Brief:
Take the lines from the top down to and including the one with "yticks = [0, 20, 40, 60, 80, 100]" and repeat them exactly. Omit images.
═════ Dataset section
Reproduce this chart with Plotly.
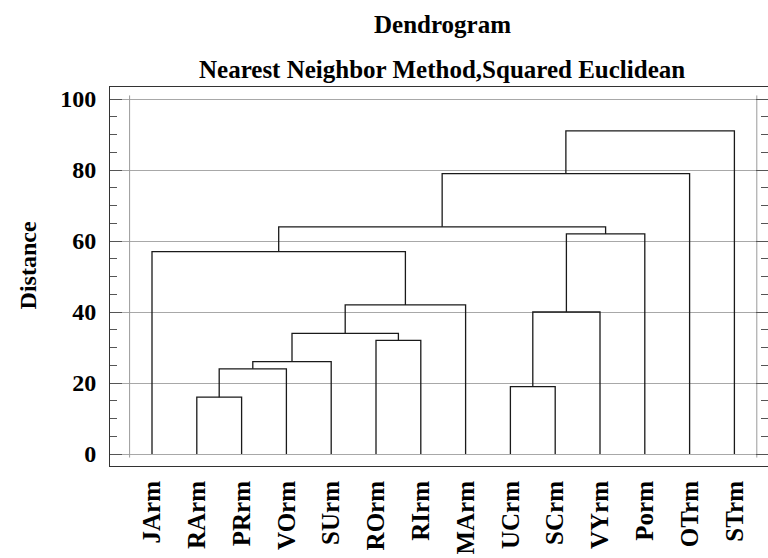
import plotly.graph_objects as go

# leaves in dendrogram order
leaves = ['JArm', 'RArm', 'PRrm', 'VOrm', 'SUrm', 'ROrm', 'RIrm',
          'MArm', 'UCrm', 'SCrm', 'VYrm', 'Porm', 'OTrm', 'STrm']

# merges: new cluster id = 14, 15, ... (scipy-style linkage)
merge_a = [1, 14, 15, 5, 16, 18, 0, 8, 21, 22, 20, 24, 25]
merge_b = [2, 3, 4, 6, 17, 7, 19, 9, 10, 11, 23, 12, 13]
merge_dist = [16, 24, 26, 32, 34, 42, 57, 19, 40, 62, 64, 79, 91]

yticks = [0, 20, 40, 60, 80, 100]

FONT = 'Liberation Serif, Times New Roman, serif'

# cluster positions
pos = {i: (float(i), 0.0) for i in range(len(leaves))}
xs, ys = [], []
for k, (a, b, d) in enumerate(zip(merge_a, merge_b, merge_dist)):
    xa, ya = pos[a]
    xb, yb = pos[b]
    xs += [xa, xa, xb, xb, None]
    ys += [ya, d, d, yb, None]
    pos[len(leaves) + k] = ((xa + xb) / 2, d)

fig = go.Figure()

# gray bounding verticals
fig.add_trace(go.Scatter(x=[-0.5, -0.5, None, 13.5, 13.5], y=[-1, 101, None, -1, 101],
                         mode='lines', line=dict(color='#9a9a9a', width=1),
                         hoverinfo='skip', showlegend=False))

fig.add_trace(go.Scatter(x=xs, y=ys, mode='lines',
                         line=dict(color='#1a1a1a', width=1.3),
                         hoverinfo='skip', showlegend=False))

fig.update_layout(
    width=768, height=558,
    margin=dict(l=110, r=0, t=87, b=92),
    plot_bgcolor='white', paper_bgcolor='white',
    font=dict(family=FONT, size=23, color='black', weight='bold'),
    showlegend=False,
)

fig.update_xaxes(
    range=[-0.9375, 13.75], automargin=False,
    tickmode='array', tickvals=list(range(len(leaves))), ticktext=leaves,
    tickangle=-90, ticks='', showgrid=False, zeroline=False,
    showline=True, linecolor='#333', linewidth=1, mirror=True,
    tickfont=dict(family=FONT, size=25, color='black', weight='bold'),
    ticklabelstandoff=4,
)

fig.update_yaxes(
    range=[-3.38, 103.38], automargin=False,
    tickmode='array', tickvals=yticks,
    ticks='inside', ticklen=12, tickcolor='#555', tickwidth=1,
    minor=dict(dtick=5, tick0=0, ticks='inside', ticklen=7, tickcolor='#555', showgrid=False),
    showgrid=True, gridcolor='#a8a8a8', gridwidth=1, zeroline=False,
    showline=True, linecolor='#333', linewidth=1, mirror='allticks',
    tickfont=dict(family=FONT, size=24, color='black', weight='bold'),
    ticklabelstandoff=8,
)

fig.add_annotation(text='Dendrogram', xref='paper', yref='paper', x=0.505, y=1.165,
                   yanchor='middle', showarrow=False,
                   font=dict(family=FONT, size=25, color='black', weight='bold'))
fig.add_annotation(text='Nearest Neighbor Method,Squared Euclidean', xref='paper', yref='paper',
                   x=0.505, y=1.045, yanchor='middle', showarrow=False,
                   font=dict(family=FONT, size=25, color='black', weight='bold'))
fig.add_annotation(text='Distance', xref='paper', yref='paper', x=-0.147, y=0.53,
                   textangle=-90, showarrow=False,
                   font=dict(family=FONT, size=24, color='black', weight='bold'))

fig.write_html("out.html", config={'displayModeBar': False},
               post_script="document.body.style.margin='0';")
══════════
Written solution:
Reproduce this chart with Plotly.
import plotly.graph_objects as go

# leaves in dendrogram order
leaves = ['JArm', 'RArm', 'PRrm', 'VOrm', 'SUrm', 'ROrm', 'RIrm',
          'MArm', 'UCrm', 'SCrm', 'VYrm', 'Porm', 'OTrm', 'STrm']

# merges: new cluster id = 14, 15, ... (scipy-style linkage)
merge_a = [1, 14, 15, 5, 16, 18, 0, 8, 21, 22, 20, 24, 25]
merge_b = [2, 3, 4, 6, 17, 7, 19, 9, 10, 11, 23, 12, 13]
merge_dist = [16, 24, 26, 32, 34, 42, 57, 19, 40, 62, 64, 79, 91]

yticks = [0, 20, 40, 60, 80, 100]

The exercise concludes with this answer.